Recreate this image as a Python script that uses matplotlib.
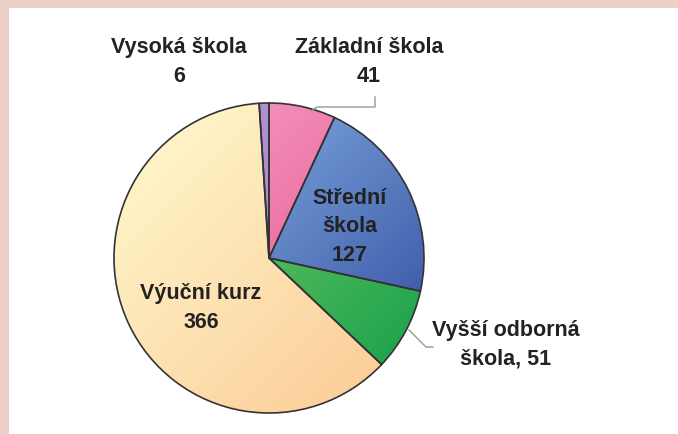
import numpy as np
import matplotlib
matplotlib.use("Agg")
import matplotlib.pyplot as plt
from matplotlib.colors import LinearSegmentedColormap

# data (clockwise from 12 o'clock)
labels = ["Základní škola", "Střední škola", "Vyšší odborná škola", "Výuční kurz", "Vysoká škola"]
values = [41, 127, 51, 366, 6]
# gradient colours per slice: (light, dark)
grad_colors = [("#f7a8cc", "#e5417e"),
               ("#94c0ee", "#2c489c"),
               ("#8ed36a", "#0f9d4a"),
               ("#fffbd0", "#fbc892"),
               ("#b79ad6", "#9a78c2")]

W, H = 678, 434
fig = plt.figure(figsize=(W / 100, H / 100), dpi=100)
fig.patch.set_facecolor("#ebd1c7")
ax = fig.add_axes([0, 0, 1, 1])
ax.axis("off")

# white panel
ax.add_patch(plt.Rectangle((9, 0), W - 9, H - 8, facecolor="white", edgecolor="none", zorder=0))

cx, cy, r = 269, H - 258, 155
wedges, _ = ax.pie(values, center=(cx, cy), radius=r, startangle=90, counterclock=False,
                   wedgeprops=dict(edgecolor="#333333", linewidth=1.2, facecolor="none"))

# gradient fill clipped to each wedge (top-left light -> bottom-right dark)
xx, yy = np.meshgrid(np.linspace(0, 1, 200), np.linspace(0, 1, 200))
g = (xx + yy) / 2
for w, (c1, c2) in zip(wedges, grad_colors):
    cmap = LinearSegmentedColormap.from_list("g", [c1, c2])
    im = ax.imshow(g, cmap=cmap, extent=(cx - r, cx + r, cy - r, cy + r),
                   origin="upper", zorder=1, interpolation="bilinear")
    im.set_clip_path(w)
    w.set_zorder(2)
ax.set_xlim(0, W)
ax.set_ylim(0, H)
ax.set_aspect("equal")

font = dict(family=["Liberation Sans", "DejaVu Sans"], fontsize=15.5, fontweight="bold",
            color="#222222", ha="center", va="center", linespacing=1.45)

ax.text(179, H - 62, "Vysoká škola\n6", **font)
ax.text(369, H - 62, "Základní škola\n41", **font)
ax.text(350, H - 227, "Střední\nškola\n127", **font)
ax.text(201, H - 308, "Výuční kurz\n366", **font)
ax.text(506, H - 345, "Vyšší odborná\nškola, 51", **font)

# leader lines
ax.plot([375, 375, 317, 311], [H - 97, H - 107, H - 107, H - 111], color="#999999", lw=1, zorder=3)
ax.plot([409, 426, 433], [H - 330, H - 347, H - 347], color="#999999", lw=1, zorder=3)

fig.savefig("out.png", dpi=100, facecolor=fig.get_facecolor())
--
WHAT IS ASKED :: Write out the material above once more, exactly as it reads, with no pictures.

FINAL RESULT ::
Recreate this image as a Python script that uses matplotlib.
import numpy as np
import matplotlib
matplotlib.use("Agg")
import matplotlib.pyplot as plt
from matplotlib.colors import LinearSegmentedColormap

# data (clockwise from 12 o'clock)
labels = ["Základní škola", "Střední škola", "Vyšší odborná škola", "Výuční kurz", "Vysoká škola"]
values = [41, 127, 51, 366, 6]
# gradient colours per slice: (light, dark)
grad_colors = [("#f7a8cc", "#e5417e"),
               ("#94c0ee", "#2c489c"),
               ("#8ed36a", "#0f9d4a"),
               ("#fffbd0", "#fbc892"),
               ("#b79ad6", "#9a78c2")]

W, H = 678, 434
fig = plt.figure(figsize=(W / 100, H / 100), dpi=100)
fig.patch.set_facecolor("#ebd1c7")
ax = fig.add_axes([0, 0, 1, 1])
ax.axis("off")

# white panel
ax.add_patch(plt.Rectangle((9, 0), W - 9, H - 8, facecolor="white", edgecolor="none", zorder=0))

cx, cy, r = 269, H - 258, 155
wedges, _ = ax.pie(values, center=(cx, cy), radius=r, startangle=90, counterclock=False,
                   wedgeprops=dict(edgecolor="#333333", linewidth=1.2, facecolor="none"))

# gradient fill clipped to each wedge (top-left light -> bottom-right dark)
xx, yy = np.meshgrid(np.linspace(0, 1, 200), np.linspace(0, 1, 200))
g = (xx + yy) / 2
for w, (c1, c2) in zip(wedges, grad_colors):
    cmap = LinearSegmentedColormap.from_list("g", [c1, c2])
    im = ax.imshow(g, cmap=cmap, extent=(cx - r, cx + r, cy - r, cy + r),
                   origin="upper", zorder=1, interpolation="bilinear")
    im.set_clip_path(w)
    w.set_zorder(2)
ax.set_xlim(0, W)
ax.set_ylim(0, H)
ax.set_aspect("equal")

font = dict(family=["Liberation Sans", "DejaVu Sans"], fontsize=15.5, fontweight="bold",
            color="#222222", ha="center", va="center", linespacing=1.45)

ax.text(179, H - 62, "Vysoká škola\n6", **font)
ax.text(369, H - 62, "Základní škola\n41", **font)
ax.text(350, H - 227, "Střední\nškola\n127", **font)
ax.text(201, H - 308, "Výuční kurz\n366", **font)
ax.text(506, H - 345, "Vyšší odborná\nškola, 51", **font)

# leader lines
ax.plot([375, 375, 317, 311], [H - 97, H - 107, H - 107, H - 111], color="#999999", lw=1, zorder=3)
ax.plot([409, 426, 433], [H - 330, H - 347, H - 347], color="#999999", lw=1, zorder=3)

fig.savefig("out.png", dpi=100, facecolor=fig.get_facecolor())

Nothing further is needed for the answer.